Nach einer kurzen Kaffeepause hatte das Publikum dann noch die Möglichkeit unter der Moderation von Herrn Töpfer einige Fragen an den Kardinal zu richten.

Auf die Frage wie er die Inhalte seines Vortrags mit seiner eigenen, persönlichen Einstellung zum Militärputsch in Honduras vereinbart, den er immer wieder öffentlich unterstützte und warum er mit keinem Wort die Situation im eigenen Land und die starke Demokratiebewegung als Beispiel für ein politisiertes Volk erwähnt, antwortet er kurz angebunden und ein wenig konsterniert: Er habe nie den Putsch unterstützt, das sei alles Medienpropaganda. Schließlich sei er selbst auch regelmäßig Drohungen ausgesetzt. Honduras befinde sich derzeit gewiss in einer schwierigen Situation, die aber allein auf den Einfluss der Drogenkartelle zurück zu führen ist. Wenn schon kleine Kinder, die er in abgelegenen Dörfern nach ihrem Berufswunsch fragt, am liebsten Drogenboss werden wollen, sei dies ein konkretes Zeichen dafür.

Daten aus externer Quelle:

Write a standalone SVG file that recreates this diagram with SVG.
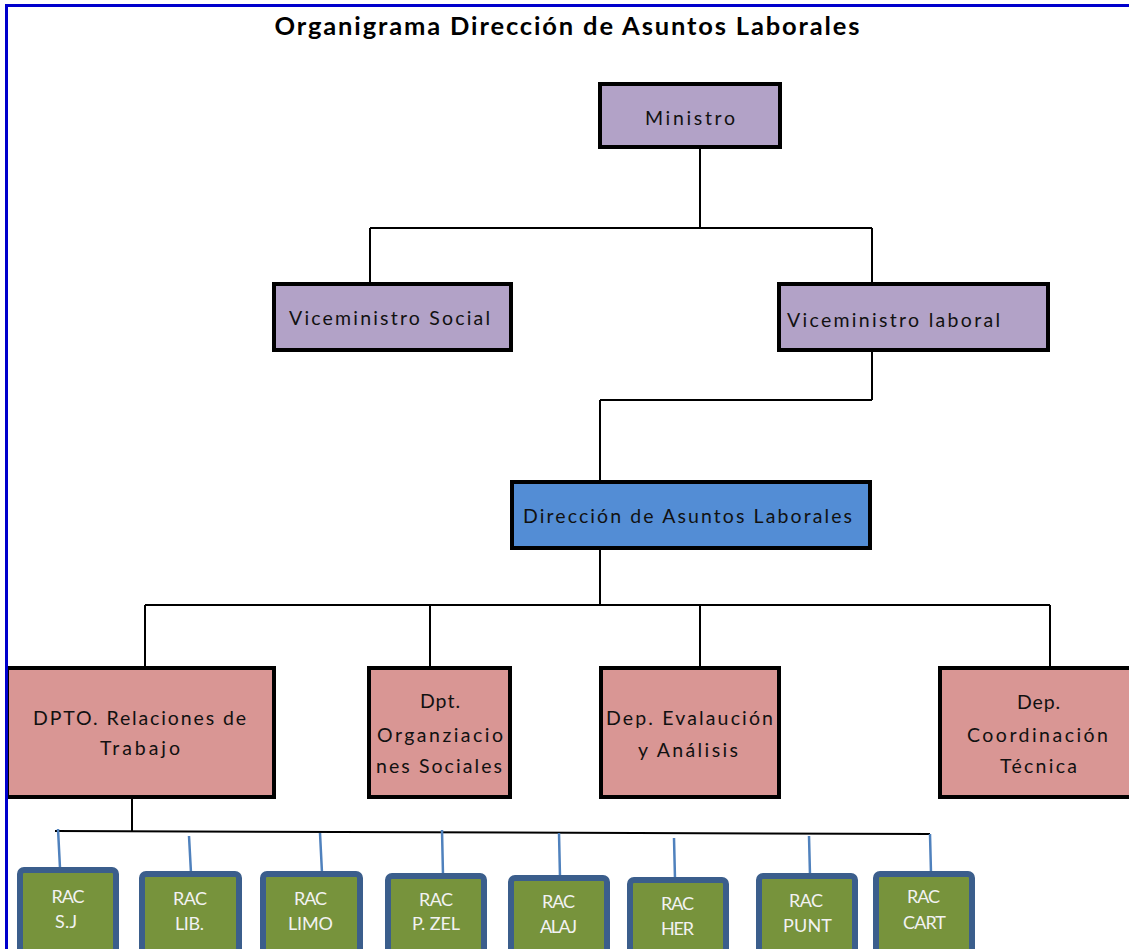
<svg xmlns="http://www.w3.org/2000/svg" width="1129" height="949" viewBox="0 0 1129 949">
<style>
.t{font-family:Lato,"Liberation Sans",sans-serif;font-size:19.5px;fill:#111;text-anchor:middle}
.w{font-family:Lato,"Liberation Sans",sans-serif;font-size:18px;fill:#f2f2f2;text-anchor:middle}
.box{stroke:#000;stroke-width:4}
.vm{fill:#b2a2c7}
.dir{fill:#538dd5}
.dep{fill:#d99694}
.rac{fill:#77933c;stroke:#3b5e8c;stroke-width:6}
.ln{stroke:#000;stroke-width:2;fill:none}
.tk{stroke:#4f81bd;stroke-width:2.5;fill:none}
</style>
<rect x="0" y="0" width="1129" height="949" fill="#fff"/>
<text x="567" y="35" font-family="Lato,'Liberation Sans',sans-serif" font-weight="bold" font-size="25.5" text-anchor="middle" fill="#000" textLength="585">Organigrama Dirección de Asuntos Laborales</text>
<g id="connectors">
<path class="ln" d="M700 148V228M370 228H872M370 228V283M872 228V283"/>
<path class="ln" d="M872 350V400M600 400H872M600 400V480"/>
<path class="ln" d="M600 549V605M145 605H1050M145 605V666M430 605V666M700 605V666M1050 605V666"/>
<path class="ln" d="M132 799V831M55 831L930 834"/>
<path class="tk" d="M58 829L60 868M189 836L191 873M320 833L322 873M442 830L443 875M559 833L560 877M674 838L675 879M809 836L810 875M930 834L931 873"/>
</g>
<g id="ministro"><rect class="box vm" x="600" y="84" width="180" height="63"/><text class="t" x="690" y="125" textLength="90">Ministro</text></g>
<g id="vice-social"><rect class="box vm" x="274" y="284" width="237" height="66"/><text class="t" x="389.5" y="325" textLength="201">Viceministro Social</text></g>
<g id="vice-laboral"><rect class="box vm" x="779" y="284" width="269" height="66"/><text class="t" x="893.5" y="327" textLength="213">Viceministro laboral</text></g>
<g id="direccion"><rect class="box dir" x="512" y="482" width="358" height="66"/><text class="t" x="687.5" y="523" textLength="329">Dirección de Asuntos Laborales</text></g>
<g id="dpto-relaciones"><rect class="box dep" x="7" y="668" width="267" height="129"/><text class="t" x="139.5" y="725" textLength="213">DPTO. Relaciones de</text><text class="t" x="140" y="755" textLength="80">Trabajo</text></g>
<g id="dpt-organizaciones"><rect class="box dep" x="369" y="668" width="141" height="129"/><text class="t" x="440" y="708" textLength="40">Dpt.</text><text class="t" x="440" y="742" textLength="126">Organziacio</text><text class="t" x="439" y="773" textLength="126">nes Sociales</text></g>
<g id="dep-evaluacion"><rect class="box dep" x="601" y="668" width="178" height="129"/><text class="t" x="689.5" y="725" textLength="167">Dep. Evalaución</text><text class="t" x="688" y="757" textLength="100">y Análisis</text></g>
<g id="dep-coordinacion"><rect class="box dep" x="940" y="668" width="200" height="129"/><text class="t" x="1038.5" y="709" textLength="43">Dep.</text><text class="t" x="1037.5" y="742" textLength="141">Coordinación</text><text class="t" x="1038.5" y="773" textLength="77">Técnica</text></g>
<g id="rac-sj"><rect class="rac" x="20" y="870" width="96" height="100" rx="4"/><text class="w" x="68" y="903" textLength="33">RAC</text><text class="w" x="66" y="928" textLength="22">S.J</text></g>
<g id="rac-lib"><rect class="rac" x="142" y="874" width="97" height="100" rx="4"/><text class="w" x="190" y="905" textLength="34">RAC</text><text class="w" x="189.5" y="930" textLength="29">LIB.</text></g>
<g id="rac-limo"><rect class="rac" x="263" y="874" width="97" height="100" rx="4"/><text class="w" x="310.5" y="905" textLength="33">RAC</text><text class="w" x="310.5" y="930" textLength="45">LIMO</text></g>
<g id="rac-pzel"><rect class="rac" x="388" y="876" width="96" height="100" rx="4"/><text class="w" x="436" y="906" textLength="34">RAC</text><text class="w" x="436" y="930" textLength="48">P. ZEL</text></g>
<g id="rac-alaj"><rect class="rac" x="511" y="878" width="96" height="100" rx="4"/><text class="w" x="558.5" y="908" textLength="33">RAC</text><text class="w" x="558.5" y="933" textLength="37">ALAJ</text></g>
<g id="rac-her"><rect class="rac" x="630" y="880" width="96" height="100" rx="4"/><text class="w" x="677.5" y="910" textLength="33">RAC</text><text class="w" x="677.5" y="935" textLength="33">HER</text></g>
<g id="rac-punt"><rect class="rac" x="759" y="876" width="96" height="100" rx="4"/><text class="w" x="806" y="907" textLength="34">RAC</text><text class="w" x="807.5" y="932" textLength="49">PUNT</text></g>
<g id="rac-cart"><rect class="rac" x="876" y="874" width="96" height="100" rx="4"/><text class="w" x="923.5" y="903" textLength="33">RAC</text><text class="w" x="924.5" y="929" textLength="43">CART</text></g>
<path d="M5 5.5H1129M6.5 4V949" stroke="#0000cc" stroke-width="3" fill="none"/>
</svg>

Die Demokratiebewegung und deren Ziele, die durch den Putsch verschlimmerte Menschenrechts-Situation in Honduras, die Einschränkung der Pressefreiheit und die Kriminalisierung der Bäuerinnen- und Bauernbewegung erwähnte er mit keiner Silbe und auch nicht die Anfang Dezember zurück gekehrte Delegation des Entwicklungsausschusses der Bundesregierung.

Eine Erwähnung der aktuellen Situation in Honduras hätte den Kardinal und seinen Vortrag fast ein bisschen glaubwürdig gemacht, so bleiben Worthülsen von alt bekannten Thesen und ein enttäuschtes Gefühl, dass für derartig oberflächliche Vorträge Plattformen bereit gestellt werden und hochrangige Politiker ihre Zeit opfern.

Auf die Frage an das Institut, warum ein Kardinal eingeladen wird, der auch in Deutschland öffentlich für seine Putsch befürwortende Haltung in Honduras kritisiert wurde, kam bisher keine Antwort. Leider gäbe es auch zu der Vortragsreihe keine Hintergrundinformationen, aber im Frühjahr wird wohl eine Publikation mit den Vorträgen und weiteren Beiträgen erscheinen.